X. Konklusi: Memprakirakan Sebagai Kompetensi Inti
Proses memprakirakan adalah perpaduan antara sains statistik yang ketat dan seni penilaian kualitatif yang bijaksana. Dalam lanskap global yang semakin cepat dan tidak terduga, kemampuan organisasi untuk memprakirakan masa depan secara efektif bukan lagi sekadar fungsi pendukung, melainkan kompetensi inti yang menentukan daya saing dan keberlanjutan.

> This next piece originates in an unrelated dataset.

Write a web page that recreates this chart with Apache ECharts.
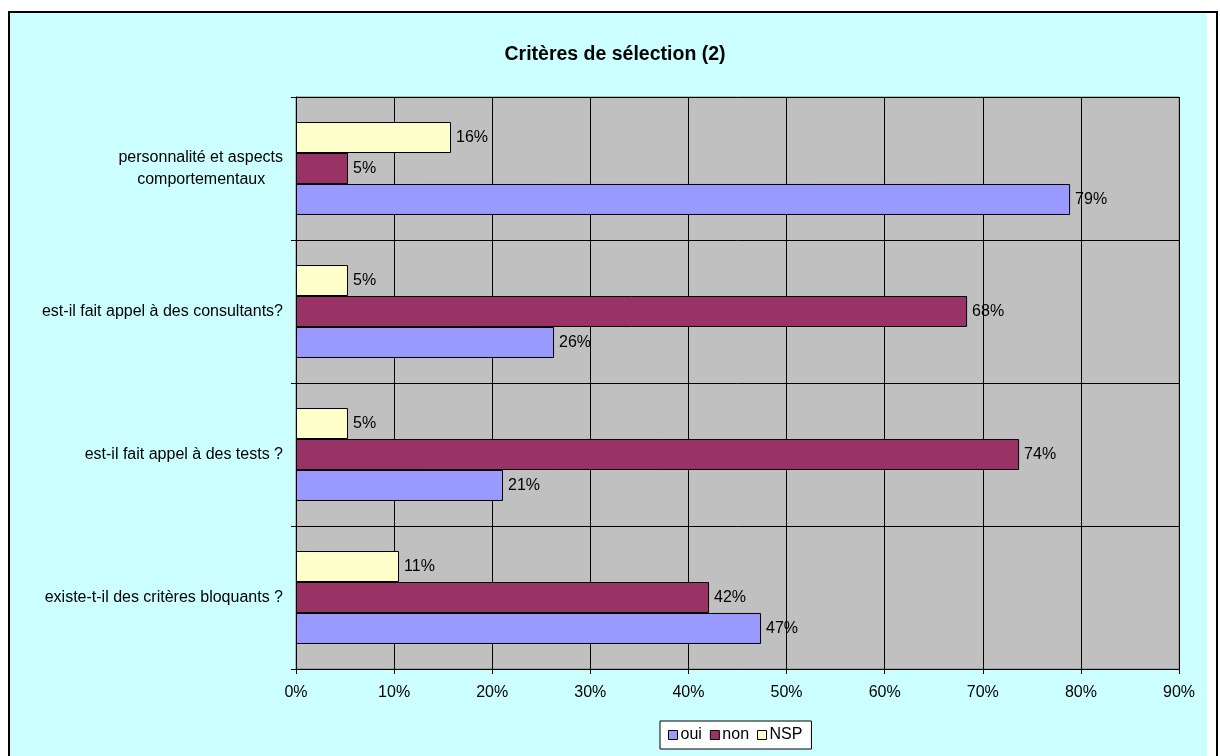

Dari model matematis yang kompleks seperti SARIMA dan LSTM hingga kerangka kerja strategis seperti perencanaan skenario dan metode Delphi, setiap alat memiliki tempatnya. Kesuksesan dalam memprakirakan terletak pada kemampuan untuk memilih model yang tepat, memvalidasinya secara ketat, mengintegrasikannya dalam proses konsensus organisasional yang sehat, dan, yang terpenting, bersikap rendah hati di hadapan ketidakpastian. Selama manusia harus mengambil keputusan hari ini yang akan memengaruhi hari esok, disiplin memprakirakan akan terus berevolusi dan tetap menjadi salah satu upaya intelektual yang paling menantang dan paling bermanfaat. Prakiraan bukan hanya tentang memprediksi apa yang akan terjadi, tetapi tentang memahami apa yang mungkin terjadi, dan bersiap untuk semua kemungkinan yang ada di hadapan kita. Analisis dan pemahaman yang mendalam terhadap semua metodologi ini adalah prasyarat untuk navigasi yang sukses melalui kompleksitas masa depan.